While Adelaide swelters through its own hot, heady Sunday, portadelaidefc.com.au was enduring a red-eye flight en route to Uluru to be part of the first week of the WillPOWER program rollout in the APY Lands.

YULARA
It’s about 25 degrees, raining, humid, and we’ve been sitting here for two hours. The rest of the WillPOWER team, including Port Adelaide’s Aboriginal program manager Paul Vandenbergh, Norm Smith Medallist and dual AFL premiership player Byron Pickett, ex-Power player Wade Thompson and indigenous national beach volleyballer Taliqua Clancy, are still en route from Alice Springs.

What we can see is that quintessential Australian landscape that is scrubland, red-tinged earth, beautiful; everything a city-dwelling Aussie kid is shown in magazines, newspapers and on television growing up.

It’s everything international tourists are shown about the Australian outback as well, and there are plenty of international tourists – from Europe, Asia and the Americas –here for the ‘authentic’ Australian experience in the red centre.

But it’s not all about tourist hotspots and big rocks here, although we’ll be seeing Uluru shortly when we start our journey, on the contrary, the next three full days are about lots of travel and hard work in classrooms across the Anangu Pitjantjatjara Yankunytjatjara communities (or APY Lands).

The program that the Power’s Community team will deliver is called WillPOWER - a special program, and one that is Port Adelaide’s way of helping remote Aboriginal communities in South Australia and the Northern Territory.

It works in classrooms once each week throughout the school year. This week will be an in-person introductory session and, from there, will be run remotely via video link at Alberton, directly into each child’s classroom, before a football carnival that brings each semester to a close.

Once the rest of the crew arrives, we jump into the hire cars (four-wheel drives for the dirt roads), stock up on supplies and start the long drive to Umuwa, a town just over 50km south of the SA/NT border as the crow flies.
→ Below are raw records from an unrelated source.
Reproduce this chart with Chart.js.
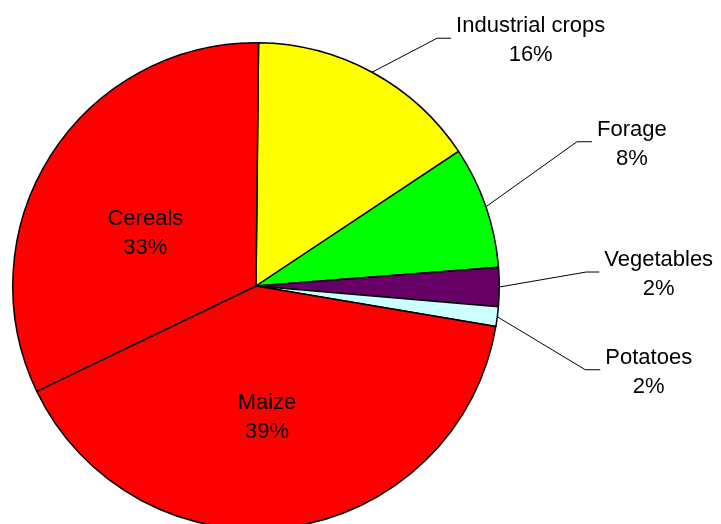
<!DOCTYPE html>
<html>
<head>
<meta charset="utf-8">
<script src="https://cdn.jsdelivr.net/npm/chart.js@4/dist/chart.umd.min.js"></script>
<style>
  html, body { margin: 0; padding: 0; background: #fff; overflow: hidden; }
  #wrap { width: 721px; height: 572px; }
</style>
</head>
<body>
<div id="wrap"><canvas id="pie" width="721" height="572"></canvas></div>
<script>
// 数据 (slice sizes, printed labels as shown)
const categories = ['Industrial crops', 'Forage', 'Vegetables', 'Potatoes', 'Maize', 'Cereals'];
const shares = [15.5, 8.1, 2.6, 1.3, 40.2, 32.3];
const pctLabels = ['16%', '8%', '2%', '2%', '39%', '33%'];
const colors = ['#FFFF00', '#00FF00', '#660066', '#CCFFFF', '#FF0000', '#FF0000'];

// label layout: outside labels get a leader line, inside ones sit on the slice
const labelLayout = [
    { outside: true, dx: 65, dy: -34, run: 14 },
    { outside: true, dx: 91, dy: -65, run: 15 },
    { outside: true, dx: 87, dy: -15, run: 13 },
    { outside: true, dx: 88, dy: 53, run: 15 },
    { outside: false, dx: -6, dy: 9 },
    { outside: false, dx: -8, dy: 10 }
];

const FONT = '22px "Liberation Sans", Arial, sans-serif';

const pieLabels = {
    id: 'pieLabels',
    afterDatasetsDraw(chart) {
        const ctx = chart.ctx;
        const arcs = chart.getDatasetMeta(0).data;
        ctx.save();
        ctx.font = FONT;
        ctx.fillStyle = '#000';
        ctx.strokeStyle = '#000';
        ctx.lineWidth = 1;
        ctx.textAlign = 'center';
        ctx.textBaseline = 'alphabetic';
        arcs.forEach((arc, i) => {
            const p = arc.getProps(['x', 'y', 'startAngle', 'endAngle', 'outerRadius'], true);
            const mid = (p.startAngle + p.endAngle) / 2;
            const lay = labelLayout[i];
            let cx, cy;
            if (lay.outside) {
                const ex = p.x + Math.cos(mid) * p.outerRadius;
                const ey = p.y + Math.sin(mid) * p.outerRadius;
                const bx = ex + lay.dx;
                const by = ey + lay.dy;
                ctx.beginPath();
                ctx.moveTo(ex, ey);
                ctx.lineTo(bx, by);
                ctx.lineTo(bx + lay.run, by);
                ctx.stroke();
                const w = ctx.measureText(categories[i]).width;
                cx = bx + lay.run + 5 + w / 2;
                cy = by;
            } else {
                const pos = arc.tooltipPosition(true);
                cx = pos.x + lay.dx;
                cy = pos.y + lay.dy;
            }
            ctx.fillText(categories[i], cx, cy - 6);
            ctx.fillText(pctLabels[i], cx, cy + 23);
        });
        ctx.restore();
    }
};

new Chart(document.getElementById('pie'), {
    type: 'pie',
    data: {
        labels: categories,
        datasets: [{
            data: shares,
            backgroundColor: colors,
            borderColor: '#000',
            borderWidth: 1.5
        }]
    },
    options: {
        responsive: false,
        animation: false,
        rotation: 0.6,
        layout: { padding: { left: 12, right: 221, top: 42, bottom: 42 } },
        plugins: {
            legend: { display: false },
            tooltip: { enabled: false }
        }
    },
    plugins: [pieLabels]
});
</script>
</body>
</html>
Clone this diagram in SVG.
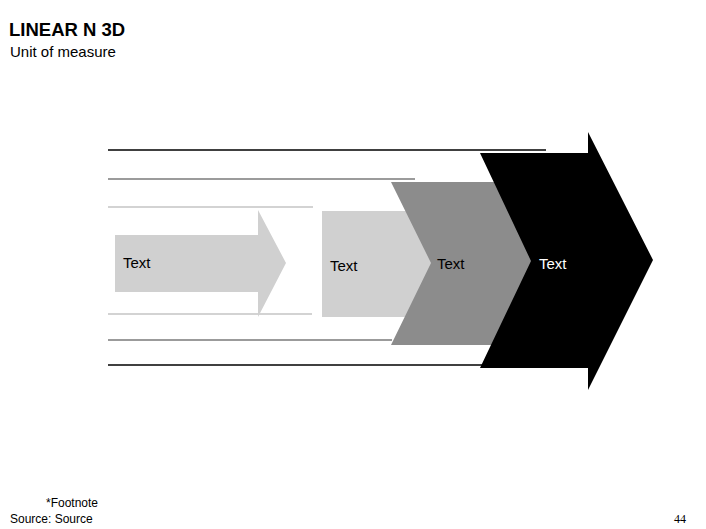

We, however, are further north of that border and need to travel via long, winding and rugged red dirt roads. It will take a bit over three hours.

ON THE ROAD
Of course, this is beautiful country. There are any number of mysterious and eerie land formations – not just Uluru.



There’s Attila, the expansive plateau mountain – much bigger than Uluru – which looms large about 45 minutes into our journey.

As Pauly says, just as Uluru forms part of the local Anangu dreaming for men, Attila does the same as a significant area for women.

The long drive is a perfect opportunity to absorb the world around us. There are cattle stations scattered around the place, and even more cows, wild horses and donkeys too.

We don’t really even know when we’ve entered South Australia, but we know the APY Lands are a different beast, and you need to play by strict rules when you’re granted a special permit to be here.

Alcohol, for example, is strictly quarantined.

The communities that dot the northernmost region of South Australia are small towns, the first major such we come through is Pukatja (or Ernabella).

This is the last place where your phone works...

UMUWA
Umuwa, or ‘Little Canberra’ as locals call it for the government building based here. Is a tiny town about a further half-hour’s drive south of Pukatja.

Here is where half our party will stay for two days as a sort-of-home-base, the other half will head west to the SA/WA border.

The local radio station is about a torpedo-kick away on the same dirt road, and there is a nearby training centre where local Aboriginal teenagers train in various professions; carpenters; mechanics, you name it.

Unfortunately, as I discover, your typical suburban dog doesn’t necessarily reside out here, and one particularly authoritative, particularly small guard dog chases me back from whence I came on one attempted run. I’m no man.

As night falls, we drive up the road to visit Wade’s aunty, who lives in this community (and to borrow some internet … she’s a great, helpful lady).

When we get back, Pauly gives the whole group the last pep talk before the first day of WillPOWER. His group, which includes Byron and Taliqua, with myself and our videoman Kane tagging along, will take the long drive to Iwantja (Indulkana); Ross and Sasha will go with Wade back to Pukatja.

It’s critical that the team makes this first week work.